I wanted the last scene to have a real contrast. It’s a few years later, but I also really wanted to show that Maggie had broken away from Alma’s spell, and she was coming into her own. We don’t know if she’s coming into her own or if she’s imitating someone else in her present life. But in any case, it really needed to be a big difference. So she’s wearing everything I said that I would not put in the rest of the film. So she’s wearing a dress, it’s printed, she’s wearing jewelry, feminine hair, and she looks beautiful. She always looks beautiful.
It’s interesting that you mentioned jeans, because Andrew Garfield’s character wears denim on denim. He’s literally wearing a shirt with a blue collar, but he’s trying to emulate this New England style, but can’t really get there fully.
He’s a young Harrison Ford: sexy, scruffy. He’s quite different from the other characters. He’s someone I imagine coming to where he is thanks to his good looks, and he knows it. I wanted to have this kind of confidence in him. That’s a similar confidence to Alma, but it’s just a completely different style.

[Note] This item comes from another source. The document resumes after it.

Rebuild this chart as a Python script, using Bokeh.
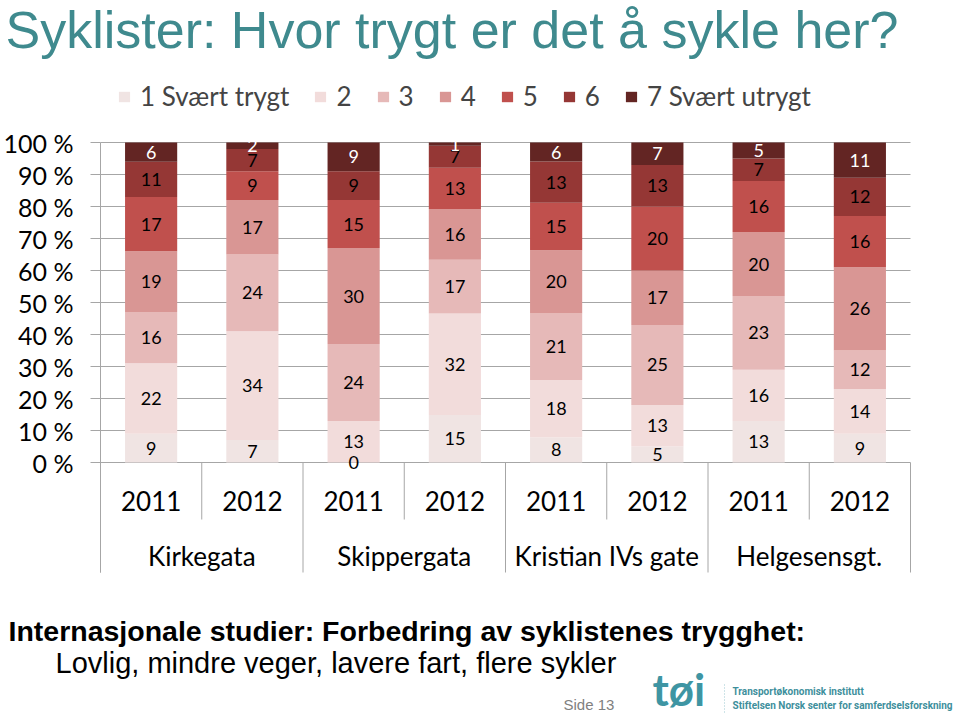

He comes from a different background from Alma and her husband, and that’s quite obvious in the wardrobe, but he also has that kind of “I’m too sexy to try” type of thing. Even at dinner, he’ll wear the same thing he’s wearing during every other scene, but he just has a blazer on top of it, and his feet up on the couch.
Yeah, everything’s very loose and very lived in.
Yeah, exactly. He definitely wears the most worn-out pieces and vintage, and there’s a vintage Ralph Lauren in there and stuff like that.
I can’t remember if he’s the only character who wears jeans in the film. Is he?
Everybody’s wearing jeans! Alma wears white jeans, but she also wears blue jeans. Frederick [Michael Stuhlbarg], Julia Roberts’ husband, is the only one who is always in suits, Japanese suits. He’s always wearing these Japanese brands that I really like for menswear, like Comoli. His shirts are from Comme des Garçons, and the inspiration behind them was like Philip Glass and David Lynch and how they wear these button-up shirts with no ties, but the suits all have these beautiful Japanese fabrics from Japanese brands, which have a really nice look within the photography, and how they reflect and absorb light. He’s a cozy character. Everyone else is quite constrained.
I love to see Michael Stuhlbarg in anything. You worked with him on Call Me By Your Name.
Many times I worked with him, even on Bones and All. In Bones and All, he’s like, shirtless with overalls, and drunk and dirty in mud, and then Call Me by Your Name, he’s this very European dad. I’m sure that in Call Me By Your Name, there’s a lot of my own dad’s references in there, polo shirts and khakis and things. He’s very different here, and I love the idea of working with the same actors more than once, and I feel like playing dress up with them. It’s funny. I’ve worked with Michael three times. I worked with Chloë Sevigny three times, with Timothée [Chalamet] three times, and every time they look so different, and I get a kick out of seeing them in such different looks and how they can be changed into a character.